Emma-Lee Moss has come a long way since her first release back in 2006. Recording under the name Emmy The Great, Moss began writing and releasing folk influenced confessionals and quickly collaborated with the stalwarts of the burgeoning mid-2000’s folk scene such as Johnny Flynn and Noah and the Whale. What followed were two albums: the stripped back First Love followed by the more ambitious Virtue, each showing Moss’ willingness to push the experimentation and production of her music further. And it seems that her new S EP is a considerable stride forward.
Opening track “Swimming Pool” showcases much of the polished production explored on her second album, only this track takes it up several levels. The swirling synths eddy in the distance and the flange of guitar lends the track an immersive quality it's hard to escape from. Moss' lyrics are, as ever, at the forefront as she reflects on her own balances of emotion in light of what is, quite possibly, a short lived holiday romance. It's a shimmering track that is at once melancholic and optimistic.

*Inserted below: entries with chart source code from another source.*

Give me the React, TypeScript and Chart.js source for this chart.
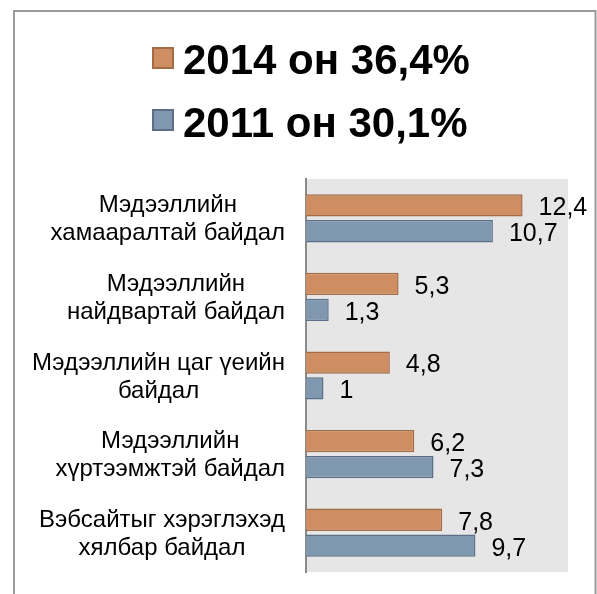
import React, { useEffect, useRef } from "react";
import { Chart, registerables } from "chart.js";

Chart.register(...registerables);

const categories: string[][] = [
  ["Мэдээллийн", "хамааралтай байдал"],
  ["Мэдээллийн", "найдвартай байдал"],
  ["Мэдээллийн цаг үеийн", "байдал"],
  ["Мэдээллийн", "хүртээмжтэй байдал"],
  ["Вэбсайтыг хэрэглэхэд", "хялбар байдал"],
];
const values2014: number[] = [12.4, 5.3, 4.8, 6.2, 7.8];
const values2011: number[] = [10.7, 1.3, 1, 7.3, 9.7];
const seriesLabels: string[] = ["2014 он 36,4%", "2011 он 30,1%"];
const xMin = 0;
const xMax = 15;

const FONT = '"Liberation Sans", Arial, sans-serif';
const fill2014 = "#CF8E62";
const border2014 = "#A26C47";
const fill2011 = "#7F98B0";
const border2011 = "#5B7088";

const framePlugin = {
  id: "frame",
  beforeDraw(chart: any) {
    const { ctx, chartArea, width } = chart;
    ctx.save();
    ctx.fillStyle = "#ffffff";
    ctx.fillRect(0, 0, chart.width, chart.height);
    ctx.strokeStyle = "#9a9a9a";
    ctx.lineWidth = 2;
    ctx.beginPath();
    ctx.moveTo(14, chart.height + 5);
    ctx.lineTo(14, 11);
    ctx.lineTo(width - 1.5, 11);
    ctx.lineTo(width - 1.5, chart.height + 5);
    ctx.stroke();
    ctx.fillStyle = "#E6E6E6";
    ctx.fillRect(
      chartArea.left,
      chartArea.top,
      chartArea.right - chartArea.left,
      chartArea.bottom - chartArea.top
    );
    ctx.restore();
  },
};

const legendPlugin = {
  id: "customLegend",
  afterDraw(chart: any) {
    const { ctx } = chart;
    ctx.save();
    chart.data.datasets.forEach((ds: any, i: number) => {
      const boxX = 152;
      const boxY = 47 + i * 62;
      ctx.fillStyle = ds.backgroundColor;
      ctx.fillRect(boxX, boxY, 22, 22);
      ctx.strokeStyle = ds.borderColor;
      ctx.lineWidth = 2;
      ctx.strokeRect(boxX + 1, boxY + 1, 20, 20);
      ctx.fillStyle = "#000";
      ctx.font = `bold 42px ${FONT}`;
      ctx.textAlign = "left";
      ctx.textBaseline = "alphabetic";
      ctx.fillText(ds.label, 183, 74 + i * 63);
    });
    ctx.restore();
  },
};

const labelsPlugin = {
  id: "customLabels",
  afterDraw(chart: any) {
    const { ctx } = chart;
    const yScale = chart.scales.y;
    ctx.save();
    // category labels
    ctx.font = `24px ${FONT}`;
    ctx.fillStyle = "#000";
    ctx.textAlign = "center";
    ctx.textBaseline = "alphabetic";
    const rightEdge = yScale.right - 21;
    categories.forEach((lines, i) => {
      const c = yScale.getPixelForTick(i);
      const maxW = Math.max(...lines.map((l) => ctx.measureText(l).width));
      const cx = rightEdge - maxW / 2;
      lines.forEach((line, k) => {
        ctx.fillText(line, cx, c - 6 + k * 28);
      });
    });
    // value labels
    ctx.font = `25px ${FONT}`;
    ctx.textAlign = "left";
    ctx.textBaseline = "middle";
    chart.data.datasets.forEach((ds: any, di: number) => {
      const meta = chart.getDatasetMeta(di);
      meta.data.forEach((bar: any, j: number) => {
        const v = ds.data[j];
        const txt = String(v).replace(".", ",");
        ctx.fillText(txt, bar.x + 16, bar.y + 3);
      });
    });
    ctx.restore();
  },
};

export default function App() {
  const ref = useRef<HTMLCanvasElement | null>(null);
  useEffect(() => {
    if (!ref.current) return;
    const chart = new Chart(ref.current, {
      type: "bar",
      data: {
        labels: categories.map((c) => c.join(" ")),
        datasets: [
          {
            label: seriesLabels[0],
            data: values2014,
            backgroundColor: fill2014,
            borderColor: border2014,
            borderWidth: 1.5,
            categoryPercentage: 0.66,
            barPercentage: 0.86,
          },
          {
            label: seriesLabels[1],
            data: values2011,
            backgroundColor: fill2011,
            borderColor: border2011,
            borderWidth: 1.5,
            categoryPercentage: 0.66,
            barPercentage: 0.86,
          },
        ],
      },
      options: {
        indexAxis: "y",
        responsive: false,
        animation: false,
        devicePixelRatio: 1,
        layout: { padding: { left: 0, right: 29, top: 179, bottom: 22 } },
        plugins: {
          legend: { display: false },
          tooltip: { enabled: false },
          title: { display: false },
        },
        scales: {
          x: { display: false, min: xMin, max: xMax },
          y: {
            grid: { display: false },
            border: { display: true, color: "#8a8a8a", width: 2 },
            ticks: { display: false },
            afterFit(scale: any) {
              scale.width = 306;
            },
          },
        },
      },
      plugins: [framePlugin, legendPlugin, labelsPlugin],
    } as any);
    return () => chart.destroy();
  }, []);
  return (
    <canvas
      ref={ref}
      width={597}
      height={594}
      style={{ position: "absolute", left: 0, top: 0, width: 597, height: 594 }}
    />
  );
}
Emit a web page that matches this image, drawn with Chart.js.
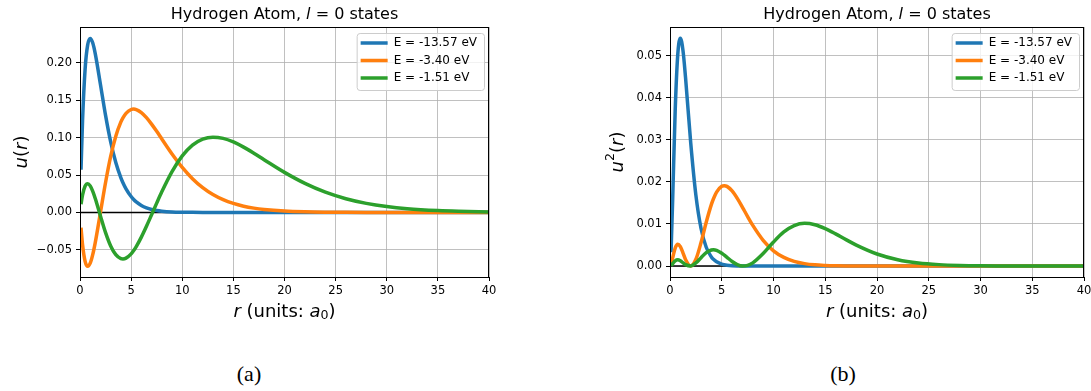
<!DOCTYPE html>
<html>
<head>
<meta charset="utf-8">
<script src="https://cdn.jsdelivr.net/npm/chart.js@4.4.0/dist/chart.umd.min.js"></script>
<style>
    body { margin: 0; width: 1091px; height: 391px; overflow: hidden; background: #fff; position: relative; }
    canvas { position: absolute; top: 0; }
    #graficaA { left: 0; }
    #graficaB { left: 590px; }
    .caption { position: absolute; top: 363px; line-height: 22px; font-family: "Liberation Serif", serif; font-size: 22px; transform: translateX(-50%); color: #000; }
</style>
</head>
<body>
<canvas id="graficaA" width="545" height="335"></canvas>
<canvas id="graficaB" width="520" height="335"></canvas>
<div class="caption" style="left:249px">(a)</div>
<div class="caption" style="left:843px">(b)</div>
<script>
// Radio r (unidades de a0)
const rValues = [0.1, 0.25, 0.5, 0.75, 1, 1.25, 1.5, 2, 2.5, 3, 3.5, 4, 4.2, 4.5, 5, 5.25, 5.5, 6, 6.5, 7, 7.5, 8,
    9, 10, 11, 12, 13, 14, 15, 16, 17, 18, 20, 22, 24, 26, 28, 30, 32, 35, 37, 40];

// Etiquetas de energía
const energias = ["E = -13.57 eV", "E = -3.40 eV", "E = -1.51 eV"];

// u(r) para n = 1, 2, 3
const u1 = [0.05723, 0.12315, 0.19182, 0.22408, 0.23268, 0.22652, 0.21169, 0.17120, 0.12980, 0.09447, 0.06685, 0.04634,
    0.03984, 0.03162, 0.02131, 0.01743, 0.01422, 0.00941, 0.00618, 0.00404, 0.00262, 0.00170,
    0.00070, 0.00029, 0.00012, 0.00005, 0.00002, 0.00001, 0, 0, 0, 0, 0, 0, 0, 0, 0, 0, 0, 0, 0, 0];
const u2 = [-0.02021, -0.04317, -0.06530, -0.07204, -0.06781, -0.05610, -0.03961, 0, 0.04004, 0.07484, 0.10200, 0.12104,
    0.12650, 0.13257, 0.13766, 0.13819, 0.13758, 0.13359, 0.12680, 0.11816, 0.10846, 0.09829,
    0.07824, 0.06026, 0.04524, 0.03326, 0.02403, 0.01713, 0.01206, 0.00839, 0.00579, 0.00396, 0.00183, 0.00082,
    0.00036, 0.00016, 0.00007, 0.00003, 0.00001, 0, 0, 0];
const u3 = [0.01100, 0.02346, 0.03529, 0.03850, 0.03553, 0.02832, 0.01845, -0.00463, -0.02694, -0.04477, -0.05650, -0.06178,
    -0.06218, -0.06110, -0.05534, -0.05089, -0.04558, -0.03294, -0.01846, -0.00306, 0.01249, 0.02756,
    0.05453, 0.07558, 0.08998, 0.09808, 0.10074, 0.09910, 0.09430, 0.08740, 0.07927, 0.07060, 0.05359, 0.03885,
    0.02707, 0.01836, 0.01217, 0.00790, 0.00504, 0.00251, 0.00154, 0.00073];

// u^2(r) para n = 1, 2, 3
const u1sq = [0.00328, 0.01517, 0.03680, 0.05021, 0.05414, 0.05131, 0.04481, 0.02931, 0.01685, 0.00893, 0.00447, 0.00215,
    0.00159, 0.00100, 0.00045, 0.00030, 0.00020, 0.00009, 0.00004, 0.00002, 0.00001, 0,
    0, 0, 0, 0, 0, 0, 0, 0, 0, 0, 0, 0, 0, 0, 0, 0, 0, 0, 0, 0];
const u2sq = [0.00041, 0.00186, 0.00426, 0.00519, 0.00460, 0.00315, 0.00157, 0, 0.00160, 0.00560, 0.01040, 0.01465,
    0.01600, 0.01758, 0.01895, 0.01910, 0.01893, 0.01785, 0.01608, 0.01396, 0.01176, 0.00966,
    0.00612, 0.00363, 0.00205, 0.00111, 0.00058, 0.00029, 0.00015, 0.00007, 0.00003, 0.00002, 0, 0,
    0, 0, 0, 0, 0, 0, 0, 0];
const u3sq = [0.00012, 0.00055, 0.00125, 0.00148, 0.00126, 0.00080, 0.00034, 0.00002, 0.00073, 0.00200, 0.00319, 0.00382,
    0.00387, 0.00373, 0.00306, 0.00259, 0.00208, 0.00109, 0.00034, 0.00001, 0.00016, 0.00076,
    0.00297, 0.00571, 0.00810, 0.00962, 0.01015, 0.00982, 0.00889, 0.00764, 0.00628, 0.00498, 0.00287, 0.00151,
    0.00073, 0.00034, 0.00015, 0.00006, 0.00003, 0.00001, 0, 0];

// Línea horizontal en cero
const lineaCeroR = [0, 40];

const colores = ["#1f77b4", "#ff7f0e", "#2ca02c"];
const fuente = '"DejaVu Sans"';

// Dibuja un texto formado por varias piezas (itálica, subíndices...) centrado en (cx, cy)
function dibujarPiezas(ctx, piezas, cx, cy, rotar) {
    ctx.save();
    ctx.translate(cx, cy);
    if (rotar) ctx.rotate(-Math.PI / 2);
    let total = 0;
    piezas.forEach(p => { ctx.font = p.f; total += ctx.measureText(p.t).width; });
    let x = -total / 2;
    ctx.textBaseline = "middle";
    ctx.textAlign = "left";
    ctx.fillStyle = "#000";
    piezas.forEach(p => {
        ctx.font = p.f;
        ctx.fillText(p.t, x, p.dy || 0);
        x += ctx.measureText(p.t).width;
    });
    ctx.restore();
}

// Plugin: marco, título, etiquetas de ejes y leyenda
const decoracion = {
    id: "decoracion",
    afterDraw(chart, args, opts) {
        const ctx = chart.ctx;
        const a = chart.chartArea;
        ctx.save();
        ctx.strokeStyle = "#000";
        ctx.lineWidth = 1;
        ctx.strokeRect(Math.round(a.left) + 0.5, Math.round(a.top) + 0.5, Math.round(a.right - a.left) - 1, Math.round(a.bottom - a.top));
        ctx.restore();

        const cx = (a.left + a.right) / 2;
        dibujarPiezas(ctx, [
            { t: "Hydrogen Atom, ", f: "16px " + fuente },
            { t: "l", f: "italic 16px " + fuente },
            { t: " = 0 states", f: "16px " + fuente }
        ], cx, a.top - 12);

        dibujarPiezas(ctx, [
            { t: "r", f: "italic 18px " + fuente },
            { t: " (units: ", f: "18px " + fuente },
            { t: "a", f: "italic 18px " + fuente },
            { t: "0", f: "12.6px " + fuente, dy: 4 },
            { t: ")", f: "18px " + fuente }
        ], cx, a.bottom + 35);

        dibujarPiezas(ctx, opts.yTitulo, a.left - opts.yTituloOffset, (a.top + a.bottom) / 2, true);

        // Leyenda
        const sets = chart.data.datasets.filter(d => d.enLeyenda);
        ctx.save();
        ctx.font = "12px " + fuente;
        const anchoTexto = Math.max(...sets.map(d => ctx.measureText(d.label).width));
        const ancho = 38 + anchoTexto + 6;
        const alto = 57;
        const x0 = a.right - 5 - ancho;
        const y0 = a.top + 6;
        ctx.beginPath();
        ctx.roundRect(x0 + 0.5, y0 + 0.5, ancho, alto, 3);
        ctx.fillStyle = "rgba(255,255,255,0.8)";
        ctx.fill();
        ctx.strokeStyle = "#cccccc";
        ctx.lineWidth = 1;
        ctx.stroke();
        sets.forEach((d, i) => {
            const y = y0 + 10 + i * 17.5;
            ctx.beginPath();
            ctx.moveTo(x0 + 4, y);
            ctx.lineTo(x0 + 31, y);
            ctx.strokeStyle = d.borderColor;
            ctx.lineWidth = 3.5;
            ctx.stroke();
            ctx.fillStyle = "#000";
            ctx.textBaseline = "middle";
            ctx.fillText(d.label, x0 + 37, y);
        });
        ctx.restore();
    }
};

function puntos(valores) {
    return rValues.map((r, i) => ({ x: r, y: valores[i] }));
}

function crearGrafica(id, series, yMin, yMax, yStep, anchoDerecho, yTitulo, yTituloOffset) {
    const datasets = series.map((valores, i) => ({
        label: energias[i],
        data: puntos(valores),
        borderColor: colores[i],
        borderWidth: 3.5,
        pointRadius: 0,
        cubicInterpolationMode: "monotone",
        fill: false,
        order: 3 - i,
        enLeyenda: true
    }));
    datasets.push({
        label: "cero",
        data: lineaCeroR.map(r => ({ x: r, y: 0 })),
        borderColor: "#000",
        borderWidth: 1.5,
        pointRadius: 0,
        order: 4,
        enLeyenda: false
    });

    const ctx = document.getElementById(id).getContext("2d");
    return new Chart(ctx, {
        type: "line",
        data: { datasets: datasets },
        options: {
            responsive: false,
            animation: false,
            devicePixelRatio: 1,
            layout: { padding: { left: 0, top: 27, right: anchoDerecho, bottom: 0 } },
            plugins: {
                legend: { display: false },
                title: { display: false },
                tooltip: { enabled: false },
                decoracion: { yTitulo: yTitulo, yTituloOffset: yTituloOffset }
            },
            scales: {
                x: {
                    type: "linear",
                    min: 0,
                    max: 40,
                    afterFit: s => { s.height = 58; },
                    border: { display: false },
                    grid: { color: "#b0b0b0", lineWidth: 0.8, drawTicks: true, tickLength: 4, tickColor: "#000", tickWidth: 1 },
                    ticks: { stepSize: 5, padding: 3, color: "#000", font: { family: "DejaVu Sans", size: 11.5 }, maxRotation: 0,
                        callback: v => String(v) }
                },
                y: {
                    type: "linear",
                    min: yMin,
                    max: yMax,
                    afterFit: s => { s.width = 80; },
                    border: { display: false },
                    grid: { color: "#b0b0b0", lineWidth: 0.8, drawTicks: true, tickLength: 4, tickColor: "#000", tickWidth: 1 },
                    ticks: { stepSize: yStep, includeBounds: false, padding: 4, color: "#000", font: { family: "DejaVu Sans", size: 11.5 },
                        callback: v => (v < -1e-9 ? "\u2212" : "") + Math.abs(v).toFixed(2) }
                }
            }
        },
        plugins: [decoracion]
    });
}

crearGrafica("graficaA", [u1, u2, u3], -0.0863, 0.248, 0.05, 56, [
    { t: "u", f: "italic 18px " + fuente },
    { t: "(", f: "18px " + fuente },
    { t: "r", f: "italic 18px " + fuente },
    { t: ")", f: "18px " + fuente }
], 58);

crearGrafica("graficaB", [u1sq, u2sq, u3sq], -0.0026, 0.0568, 0.01, 26, [
    { t: "u", f: "italic 18px " + fuente },
    { t: "2", f: "12.6px " + fuente, dy: -7 },
    { t: "(", f: "18px " + fuente },
    { t: "r", f: "italic 18px " + fuente },
    { t: ")", f: "18px " + fuente }
], 52);
</script>
</body>
</html>
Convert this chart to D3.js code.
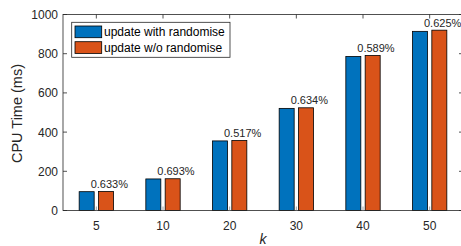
<!DOCTYPE html>
<html>
<head>
  <meta charset="UTF-8">
  <title>CPU Time vs k</title>
  <script src="https://d3js.org/d3.v7.min.js"></script>
  <style>
    body { margin: 0; background: #fff; }
    text { font-family: "Liberation Sans", Arial, sans-serif; fill: #262626; }
    .tick-label { font-size: 12px; }
    .pct { font-size: 11px; }
    .legend-text { font-size: 12px; fill: #000; }
  </style>
</head>
<body>
  <svg width="461" height="246"></svg>

  <script>
    const categories = ["5", "10", "20", "30", "40", "50"];
    const withRandomise = [96, 161, 355, 521, 786, 914];
    const withoutRandomise = [97, 162, 357, 524, 791, 920];
    const pctLabels = ["0.633%", "0.693%", "0.517%", "0.634%", "0.589%", "0.625%"];
    const yTicks = [0, 200, 400, 600, 800, 1000];
    const seriesNames = ["update with randomise", "update w/o randomise"];
    const colors = ["#0072BD", "#D95319"];

    const svg = d3.select("svg");
    const plotL = 63, plotR = 463, plotT = 14.5, plotB = 210.5;

    // MATLAB style: categories at 1..n, xlim [0.5, n+0.5]
    const x = d3.scaleLinear()
      .domain([0.5, categories.length + 0.5])
      .range([plotL, plotR]);

    const y = d3.scaleLinear()
      .domain([0, 1000])
      .range([plotB, plotT]);

    const unit = x(2) - x(1);
    const barW = 0.225 * unit;
    const offset = 0.145 * unit;

    const series = [withRandomise, withoutRandomise];

    series.forEach((vals, s) => {
      svg.append("g").selectAll("rect")
        .data(vals)
        .enter().append("rect")
        .attr("x", (d, i) => x(i + 1) + (s === 0 ? -offset : offset) - barW / 2)
        .attr("y", d => y(d))
        .attr("width", barW)
        .attr("height", d => y(0) - y(d))
        .attr("fill", colors[s])
        .attr("stroke", "#000")
        .attr("stroke-width", 0.8);
    });

    // percentage labels above each group
    svg.append("g").selectAll("text")
      .data(pctLabels)
      .enter().append("text")
      .attr("class", "pct")
      .attr("x", (d, i) => x(i + 1) - 0.085 * unit)
      .attr("y", (d, i) => y(withoutRandomise[i]) - 3.5)
      .text(d => d);

    // axes box
    const axisColor = "#262626";
    svg.append("rect")
      .attr("x", plotL).attr("y", plotT)
      .attr("width", plotR - plotL).attr("height", plotB - plotT)
      .attr("fill", "none")
      .attr("stroke", axisColor)
      .attr("stroke-width", 0.8);

    // y ticks (inward, both sides)
    yTicks.forEach(t => {
      svg.append("line")
        .attr("x1", plotL).attr("x2", plotL + 4)
        .attr("y1", y(t)).attr("y2", y(t))
        .attr("stroke", axisColor).attr("stroke-width", 0.8);
      svg.append("line")
        .attr("x1", plotR).attr("x2", plotR - 4)
        .attr("y1", y(t)).attr("y2", y(t))
        .attr("stroke", axisColor).attr("stroke-width", 0.8);
      svg.append("text")
        .attr("class", "tick-label")
        .attr("x", plotL - 5)
        .attr("y", y(t) + 4.5)
        .attr("text-anchor", "end")
        .text(t);
    });

    // x ticks (inward, top and bottom)
    categories.forEach((c, i) => {
      const cx = x(i + 1);
      svg.append("line")
        .attr("x1", cx).attr("x2", cx)
        .attr("y1", plotB).attr("y2", plotB - 4)
        .attr("stroke", "#888").attr("stroke-width", 0.8);
      svg.append("line")
        .attr("x1", cx).attr("x2", cx)
        .attr("y1", plotT).attr("y2", plotT + 4)
        .attr("stroke", axisColor).attr("stroke-width", 0.8);
      svg.append("text")
        .attr("class", "tick-label")
        .attr("x", cx)
        .attr("y", plotB + 19.5)
        .attr("text-anchor", "middle")
        .text(c);
    });

    // axis labels
    svg.append("text")
      .attr("transform", `translate(22, ${(plotT + plotB) / 2 + 1}) rotate(-90)`)
      .attr("text-anchor", "middle")
      .attr("font-size", 14.5)
      .text("CPU Time (ms)");

    svg.append("text")
      .attr("x", (plotL + plotR) / 2)
      .attr("y", 244)
      .attr("text-anchor", "middle")
      .attr("font-size", 14)
      .attr("font-style", "italic")
      .text("k");

    // legend
    const lg = svg.append("g");
    lg.append("rect")
      .attr("x", 71.7).attr("y", 22.3)
      .attr("width", 158.3).attr("height", 35)
      .attr("fill", "#fff")
      .attr("stroke", "#262626")
      .attr("stroke-width", 0.8);
    seriesNames.forEach((name, s) => {
      const ry = 26 + s * 15.7;
      lg.append("rect")
        .attr("x", 75).attr("y", ry)
        .attr("width", 26.7).attr("height", 11.7)
        .attr("fill", colors[s])
        .attr("stroke", "#000")
        .attr("stroke-width", 0.8);
      lg.append("text")
        .attr("class", "legend-text")
        .attr("x", 104)
        .attr("y", ry + 10)
        .text(name);
    });
  </script>
</body>
</html>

“Social Halo” is the track that sits closest to Moss' folky roots as the guitar line and direct storytelling lyricism (a realisation you may be losing relevance among your circle of friends) could come across just as well with only a voice and guitar, the primary style deployed in Moss' early songs. On S, however, the track has been furnished with a lush arrangement of ringing, overdriven guitars and chimes. It could all get a bit too saccharine if it weren't for Moss’ humorously glib lyrics that make it clear she isn't taking herself too seriously. “Solar Panels” is by far the most experimental track on S, awash with thumping beats and a synth loop that instils a surprising Europop aesthetic to the track. It's the kind of track you could imagine emerging from a collaboration between Avicii and Kate Nash.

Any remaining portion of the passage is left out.